Given instruction
Please transcribe the data that follows without the pictures, keeping every word the same.

━━━━━━━━━━━━━━━━

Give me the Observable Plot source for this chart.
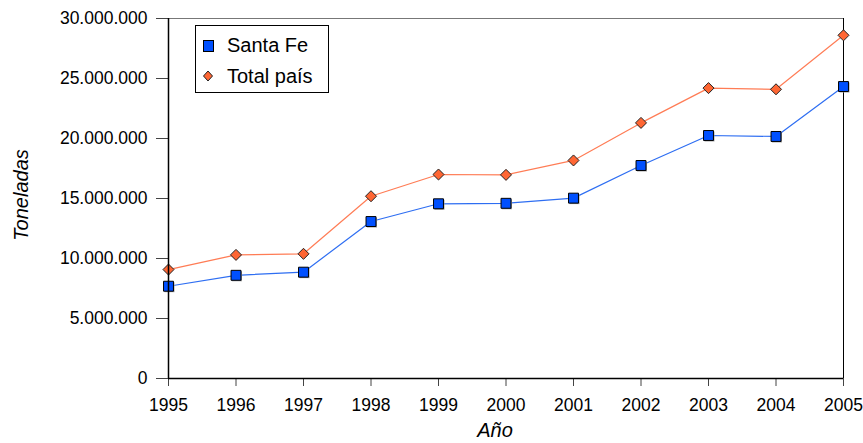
<!DOCTYPE html>
<html><head><meta charset="utf-8">
<script src="https://cdn.jsdelivr.net/npm/d3@7"></script>
<script src="https://cdn.jsdelivr.net/npm/@observablehq/plot@0.6"></script>
<style>body{margin:0;background:#fff} #chart{position:relative;width:863px;height:443px}</style>
</head><body><div id="chart"></div>
<script>
const years = [1995, 1996, 1997, 1998, 1999, 2000, 2001, 2002, 2003, 2004, 2005];
const santaFe = [7690000, 8600000, 8860000, 13080000, 14560000, 14600000, 15030000, 17750000, 20250000, 20170000, 24330000];
const totalPais = [9080000, 10300000, 10390000, 15190000, 17000000, 16970000, 18170000, 21300000, 24200000, 24100000, 28600000];
const yTicks = [0, 5000000, 10000000, 15000000, 20000000, 25000000, 30000000];
const seriesNames = ["Santa Fe", "Total país"];
const xTitle = "Año";
const yTitle = "Toneladas";

const locale = d3.formatLocale({decimal: ",", thousands: ".", grouping: [3], currency: ["", ""]});
const fmt = locale.format(",d");

const sfRows = years.map((year, i) => ({year, value: santaFe[i]}));
const tpRows = years.map((year, i) => ({year, value: totalPais[i]}));

const diamond = {
  draw(context, size) {
    const s = Math.sqrt(size / 2);
    context.moveTo(0, -s); context.lineTo(s, 0); context.lineTo(0, s); context.lineTo(-s, 0); context.closePath();
  }
};

const font = "'Liberation Sans', Arial, sans-serif";
const chart = Plot.plot({
  width: 863, height: 443,
  marginLeft: 168, marginRight: 20, marginTop: 18, marginBottom: 65,
  style: {fontFamily: font, fontSize: "17.5px", background: "#fff", overflow: "visible"},
  x: {domain: [1995, 2005], type: "linear"},
  y: {domain: [0, 30000000]},
  marks: [
    Plot.ruleY([30000000], {stroke: "#777"}),
    Plot.ruleX([2005], {stroke: "#000"}),
    Plot.line(sfRows, {x: "year", y: "value", stroke: "#2e6ef2", strokeWidth: 1.2}),
    Plot.line(tpRows, {x: "year", y: "value", stroke: "#ff7c55", strokeWidth: 1.2}),
    Plot.dot(sfRows, {x: "year", y: "value", symbol: "square", r: 5.6, fill: "#999", dx: 1, dy: 1, stroke: "none"}),
    Plot.dot(sfRows, {x: "year", y: "value", symbol: "square", r: 5.6, fill: "#0050ff", stroke: "#000", strokeWidth: 1}),
    Plot.dot(tpRows, {x: "year", y: "value", symbol: diamond, r: 4.4, fill: "#ff6633", stroke: "#222", strokeWidth: 1}),
    Plot.axisX({ticks: years, tickFormat: d => String(d), tickSize: 8, tickPadding: 12, stroke: "#444", fill: "#000", fontSize: 17.5, label: null}),
    Plot.axisY({ticks: yTicks, tickFormat: fmt, tickSize: 12, tickPadding: 9, stroke: "#444", fill: "#000", fontSize: 17.5, label: null}),
    Plot.ruleX([1995], {stroke: "#000", strokeWidth: 1.5}),
    Plot.ruleY([0], {stroke: "#000", strokeWidth: 1.5})
  ]
});
document.getElementById("chart").appendChild(chart);

const svg = d3.select(chart);
// axis titles
svg.append("text").attr("x", 495).attr("y", 437).attr("text-anchor", "middle")
  .attr("font-family", font).attr("font-size", 20).attr("font-style", "italic").attr("fill", "#000").text(xTitle);
svg.append("text").attr("transform", "translate(28,195) rotate(-90)").attr("text-anchor", "middle")
  .attr("font-family", font).attr("font-size", 20).attr("font-style", "italic").attr("fill", "#000").text(yTitle);

// legend
const lg = svg.append("g").attr("text-anchor", "start");
lg.append("rect").attr("x", 195.5).attr("y", 25.5).attr("width", 133).attr("height", 67)
  .attr("fill", "#fff").attr("stroke", "#000").attr("stroke-width", 1);
lg.append("rect").attr("x", 203.5).attr("y", 40.5).attr("width", 10).attr("height", 11)
  .attr("fill", "#0050ff").attr("stroke", "#000");
lg.append("path").attr("d", "M208,71L212.5,76L208,81L203.5,76Z")
  .attr("fill", "#ff6633").attr("stroke", "#222");
lg.append("text").attr("x", 227).attr("y", 52).attr("text-anchor", "start").attr("font-family", font).attr("font-size", 20).attr("fill", "#000").text(seriesNames[0]);
lg.append("text").attr("x", 227).attr("y", 83).attr("text-anchor", "start").attr("font-family", font).attr("font-size", 20).attr("fill", "#000").text(seriesNames[1]);
</script>
</body></html>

━━━━━━━━━━━━━━━━

Exercise result
Give me the Observable Plot source for this chart.
<!DOCTYPE html>
<html><head><meta charset="utf-8">
<script src="https://cdn.jsdelivr.net/npm/d3@7"></script>
<script src="https://cdn.jsdelivr.net/npm/@observablehq/plot@0.6"></script>
<style>body{margin:0;background:#fff} #chart{position:relative;width:863px;height:443px}</style>
</head><body><div id="chart"></div>
<script>
const years = [1995, 1996, 1997, 1998, 1999, 2000, 2001, 2002, 2003, 2004, 2005];
const santaFe = [7690000, 8600000, 8860000, 13080000, 14560000, 14600000, 15030000, 17750000, 20250000, 20170000, 24330000];
const totalPais = [9080000, 10300000, 10390000, 15190000, 17000000, 16970000, 18170000, 21300000, 24200000, 24100000, 28600000];
const yTicks = [0, 5000000, 10000000, 15000000, 20000000, 25000000, 30000000];
const seriesNames = ["Santa Fe", "Total país"];
const xTitle = "Año";
const yTitle = "Toneladas";

const locale = d3.formatLocale({decimal: ",", thousands: ".", grouping: [3], currency: ["", ""]});
const fmt = locale.format(",d");

const sfRows = years.map((year, i) => ({year, value: santaFe[i]}));
const tpRows = years.map((year, i) => ({year, value: totalPais[i]}));

const diamond = {
  draw(context, size) {
    const s = Math.sqrt(size / 2);
    context.moveTo(0, -s); context.lineTo(s, 0); context.lineTo(0, s); context.lineTo(-s, 0); context.closePath();
  }
};

const font = "'Liberation Sans', Arial, sans-serif";
const chart = Plot.plot({
  width: 863, height: 443,
  marginLeft: 168, marginRight: 20, marginTop: 18, marginBottom: 65,
  style: {fontFamily: font, fontSize: "17.5px", background: "#fff", overflow: "visible"},
  x: {domain: [1995, 2005], type: "linear"},
  y: {domain: [0, 30000000]},
  marks: [
    Plot.ruleY([30000000], {stroke: "#777"}),
    Plot.ruleX([2005], {stroke: "#000"}),
    Plot.line(sfRows, {x: "year", y: "value", stroke: "#2e6ef2", strokeWidth: 1.2}),
    Plot.line(tpRows, {x: "year", y: "value", stroke: "#ff7c55", strokeWidth: 1.2}),
    Plot.dot(sfRows, {x: "year", y: "value", symbol: "square", r: 5.6, fill: "#999", dx: 1, dy: 1, stroke: "none"}),
    Plot.dot(sfRows, {x: "year", y: "value", symbol: "square", r: 5.6, fill: "#0050ff", stroke: "#000", strokeWidth: 1}),
    Plot.dot(tpRows, {x: "year", y: "value", symbol: diamond, r: 4.4, fill: "#ff6633", stroke: "#222", strokeWidth: 1}),
    Plot.axisX({ticks: years, tickFormat: d => String(d), tickSize: 8, tickPadding: 12, stroke: "#444", fill: "#000", fontSize: 17.5, label: null}),
    Plot.axisY({ticks: yTicks, tickFormat: fmt, tickSize: 12, tickPadding: 9, stroke: "#444", fill: "#000", fontSize: 17.5, label: null}),
    Plot.ruleX([1995], {stroke: "#000", strokeWidth: 1.5}),
    Plot.ruleY([0], {stroke: "#000", strokeWidth: 1.5})
  ]
});
document.getElementById("chart").appendChild(chart);

const svg = d3.select(chart);
// axis titles
svg.append("text").attr("x", 495).attr("y", 437).attr("text-anchor", "middle")
  .attr("font-family", font).attr("font-size", 20).attr("font-style", "italic").attr("fill", "#000").text(xTitle);
svg.append("text").attr("transform", "translate(28,195) rotate(-90)").attr("text-anchor", "middle")
  .attr("font-family", font).attr("font-size", 20).attr("font-style", "italic").attr("fill", "#000").text(yTitle);

// legend
const lg = svg.append("g").attr("text-anchor", "start");
lg.append("rect").attr("x", 195.5).attr("y", 25.5).attr("width", 133).attr("height", 67)
  .attr("fill", "#fff").attr("stroke", "#000").attr("stroke-width", 1);
lg.append("rect").attr("x", 203.5).attr("y", 40.5).attr("width", 10).attr("height", 11)
  .attr("fill", "#0050ff").attr("stroke", "#000");
lg.append("path").attr("d", "M208,71L212.5,76L208,81L203.5,76Z")
  .attr("fill", "#ff6633").attr("stroke", "#222");
lg.append("text").attr("x", 227).attr("y", 52).attr("text-anchor", "start").attr("font-family", font).attr("font-size", 20).attr("fill", "#000").text(seriesNames[0]);
lg.append("text").attr("x", 227).attr("y", 83).attr("text-anchor", "start").attr("font-family", font).attr("font-size", 20).attr("fill", "#000").text(seriesNames[1]);
</script>
</body></html>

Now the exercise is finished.